If you’ve spent any time on modern dating apps, you know the drill: swipe right, swipe left, match, exchange two messages, and ghost. It’s a cycle of gamified exhaustion that many Gen Z users are actively trying to escape. But what if the solution isn’t more features, but less frequency?
That’s the bet being made by Henry Weng, a Stanford computer science graduate student who turned a campus experiment into a venture-backed startup called Date Drop. Born from the ashes of “dating app fatigue,” Date Drop is taking a radically different approach to digital romance. Instead of an endless buffet of profiles, it offers a curated menu served only once a week. And it seems to be working—Weng claims the platform’s matches convert to actual dates at 15 times the rate of Tinder.
With $2.1 million in fresh venture capital funding and a rapid expansion to elite universities like MIT and Columbia, Date Drop is positioning itself as the anti-swipe alternative for high-achieving students who treat romance with the same rigor as their resumes.
How does Date Drop’s algorithm differ from Hinge or Tinder?
Most mainstream dating apps rely heavily on photos and immediate gratification. You see a face, you make a split-second decision, and you move on. Date Drop, however, is built on the chassis of a 66-question survey. This isn’t just about height or location; the algorithm digs into values, lifestyle choices, and political views to pair students based on compatibility rather than just curb appeal.
The user experience is designed to mimic a scheduled event rather than a continuous pastime. Matches are released weekly on Tuesdays at 9 PM. This creates a shared social moment on campus—a digital version of “appointment television”—where everyone checks their results simultaneously. By limiting the interaction to a specific window, the app aims to reduce the low-stakes flakiness inherent in continuous swiping models.
According to Weng, the goal is to build AI that “deeply understands who someone is.” The startup’s parent entity, The Relationship Company, is betting that users are willing to trade the dopamine hit of a match notification for the slower, more deliberate pace of an algorithm that does the heavy lifting for them.
Why is this model taking off at elite universities?
Context is key here.

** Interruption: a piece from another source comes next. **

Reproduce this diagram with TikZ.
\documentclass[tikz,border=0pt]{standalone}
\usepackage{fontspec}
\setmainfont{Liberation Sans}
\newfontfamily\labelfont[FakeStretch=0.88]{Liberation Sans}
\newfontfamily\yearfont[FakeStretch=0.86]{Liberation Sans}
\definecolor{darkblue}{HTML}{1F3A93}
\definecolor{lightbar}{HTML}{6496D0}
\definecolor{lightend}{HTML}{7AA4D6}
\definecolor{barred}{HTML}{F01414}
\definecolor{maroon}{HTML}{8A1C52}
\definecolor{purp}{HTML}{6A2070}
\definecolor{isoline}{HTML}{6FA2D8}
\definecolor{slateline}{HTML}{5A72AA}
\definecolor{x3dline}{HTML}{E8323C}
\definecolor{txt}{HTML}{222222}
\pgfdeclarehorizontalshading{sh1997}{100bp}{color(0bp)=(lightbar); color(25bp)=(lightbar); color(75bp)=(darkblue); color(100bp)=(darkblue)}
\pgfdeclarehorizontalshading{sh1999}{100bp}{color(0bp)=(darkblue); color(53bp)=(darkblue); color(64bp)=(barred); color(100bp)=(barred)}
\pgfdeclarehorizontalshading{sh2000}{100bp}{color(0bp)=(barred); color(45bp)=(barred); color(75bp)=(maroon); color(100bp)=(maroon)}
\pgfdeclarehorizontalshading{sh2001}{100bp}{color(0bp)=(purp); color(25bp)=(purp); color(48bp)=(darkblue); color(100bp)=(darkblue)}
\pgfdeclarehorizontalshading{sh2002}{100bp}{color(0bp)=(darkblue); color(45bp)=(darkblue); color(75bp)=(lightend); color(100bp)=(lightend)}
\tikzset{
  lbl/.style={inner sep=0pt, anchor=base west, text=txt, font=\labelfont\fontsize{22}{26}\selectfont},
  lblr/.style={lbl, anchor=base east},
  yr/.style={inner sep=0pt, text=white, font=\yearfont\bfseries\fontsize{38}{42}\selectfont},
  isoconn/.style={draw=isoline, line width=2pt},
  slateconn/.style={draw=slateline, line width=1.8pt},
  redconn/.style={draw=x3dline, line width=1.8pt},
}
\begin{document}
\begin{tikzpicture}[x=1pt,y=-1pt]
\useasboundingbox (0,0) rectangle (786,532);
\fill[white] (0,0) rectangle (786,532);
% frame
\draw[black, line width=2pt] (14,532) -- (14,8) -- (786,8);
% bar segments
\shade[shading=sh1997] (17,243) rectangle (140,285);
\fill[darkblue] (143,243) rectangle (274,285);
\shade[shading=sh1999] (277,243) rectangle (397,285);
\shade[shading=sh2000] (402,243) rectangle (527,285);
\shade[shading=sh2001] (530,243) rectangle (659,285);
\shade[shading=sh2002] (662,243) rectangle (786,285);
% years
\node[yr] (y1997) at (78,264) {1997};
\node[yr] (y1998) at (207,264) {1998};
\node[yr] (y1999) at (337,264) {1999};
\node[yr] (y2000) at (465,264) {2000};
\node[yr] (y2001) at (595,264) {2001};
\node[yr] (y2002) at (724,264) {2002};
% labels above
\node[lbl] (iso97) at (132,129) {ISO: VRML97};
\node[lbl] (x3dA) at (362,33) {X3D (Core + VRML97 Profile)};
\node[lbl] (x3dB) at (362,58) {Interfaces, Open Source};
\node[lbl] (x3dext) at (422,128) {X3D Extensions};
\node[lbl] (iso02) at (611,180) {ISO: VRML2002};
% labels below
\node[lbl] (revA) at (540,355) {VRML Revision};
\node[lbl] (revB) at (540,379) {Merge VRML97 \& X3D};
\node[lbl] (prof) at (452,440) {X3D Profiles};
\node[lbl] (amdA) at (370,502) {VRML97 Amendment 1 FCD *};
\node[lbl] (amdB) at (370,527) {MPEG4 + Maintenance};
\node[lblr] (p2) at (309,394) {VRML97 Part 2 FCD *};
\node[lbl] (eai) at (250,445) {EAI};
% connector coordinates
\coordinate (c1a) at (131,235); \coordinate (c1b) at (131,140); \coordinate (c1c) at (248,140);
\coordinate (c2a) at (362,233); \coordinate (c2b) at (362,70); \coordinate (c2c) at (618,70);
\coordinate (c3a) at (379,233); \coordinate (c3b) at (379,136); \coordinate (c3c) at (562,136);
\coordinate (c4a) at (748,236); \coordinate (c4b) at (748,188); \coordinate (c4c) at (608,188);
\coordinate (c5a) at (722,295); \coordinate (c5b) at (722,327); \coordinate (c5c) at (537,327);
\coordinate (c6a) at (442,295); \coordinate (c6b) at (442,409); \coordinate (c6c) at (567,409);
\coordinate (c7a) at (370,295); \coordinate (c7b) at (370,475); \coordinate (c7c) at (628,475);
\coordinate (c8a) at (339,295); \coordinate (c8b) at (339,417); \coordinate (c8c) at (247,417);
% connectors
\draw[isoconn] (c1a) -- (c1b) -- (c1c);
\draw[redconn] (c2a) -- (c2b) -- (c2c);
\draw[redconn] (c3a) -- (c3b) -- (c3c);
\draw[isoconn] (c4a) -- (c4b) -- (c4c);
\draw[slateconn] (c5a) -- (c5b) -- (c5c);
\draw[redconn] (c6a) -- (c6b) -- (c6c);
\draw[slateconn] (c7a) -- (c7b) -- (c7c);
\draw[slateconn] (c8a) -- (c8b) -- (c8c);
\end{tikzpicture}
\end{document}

Date Drop didn’t appear in a vacuum; it emerged from a specific campus culture at Stanford, evolving from an event called “Senior Scramble.” It taps into the specific anxieties of high-performing students who often view time as their most scarce resource. For a demographic that prioritizes efficiency, a service that automates the vetting process is incredibly appealing.
The numbers back this up. At Stanford alone, the service has attracted over 5,000 users, which represents approximately 67% of the undergraduate population. It has since expanded to 10 other universities, including Princeton and Columbia.
To keep things engaging, the app has introduced features that leverage social circles, such as “Cupid,” which allows friends to play matchmaker for each other, and “Shoot Your Shot,” a feature for declaring a mutual crush. One student user noted that the app “helps people take a chance on connection” by providing a specific reason to meet up, thereby removing some of the social pressure associated with asking a stranger out cold.
What is the controversy with Marriage Pact?
Success in the tech world rarely comes without friction, and Date Drop is already facing its first major hurdle. The startup has received a cease-and-desist letter from “Marriage Pact,” another matchmaking service born at Stanford.
Marriage Pact is a well-known tradition at many universities, typically operating on an annual basis where students fill out a questionnaire to find their “backup plan” for marriage. They have alleged that Date Drop copied their questions and branding. While Date Drop operates on a weekly cadence compared to Marriage Pact’s annual model, the similarities in the “survey-first” approach are at the heart of the dispute.
Despite the legal noise, Date Drop is pressing forward. The rivalry highlights just how lucrative and competitive the “high-intent” dating market has become. As students migrate away from the casual chaos of Tinder, the race is on to own the infrastructure of serious collegiate dating.
The Bigger Picture
Date Drop represents a significant pivot in the dating market from “engagement” to “intent.” For a decade, Match Group (owner of Tinder and Hinge) has optimized for time-in-app, because that drives ad revenue and subscription upsells. However, Date Drop’s weekly release model borrows from the “drop culture” of streetwear brands like Supreme, creating artificial scarcity to drive higher value interactions. If this model succeeds, the big losers will be the legacy apps that rely on users staying single and swiping forever. It suggests that the next unicorn in social tech won’t be the one that keeps you glued to your screen, but the one that successfully gets you off of it.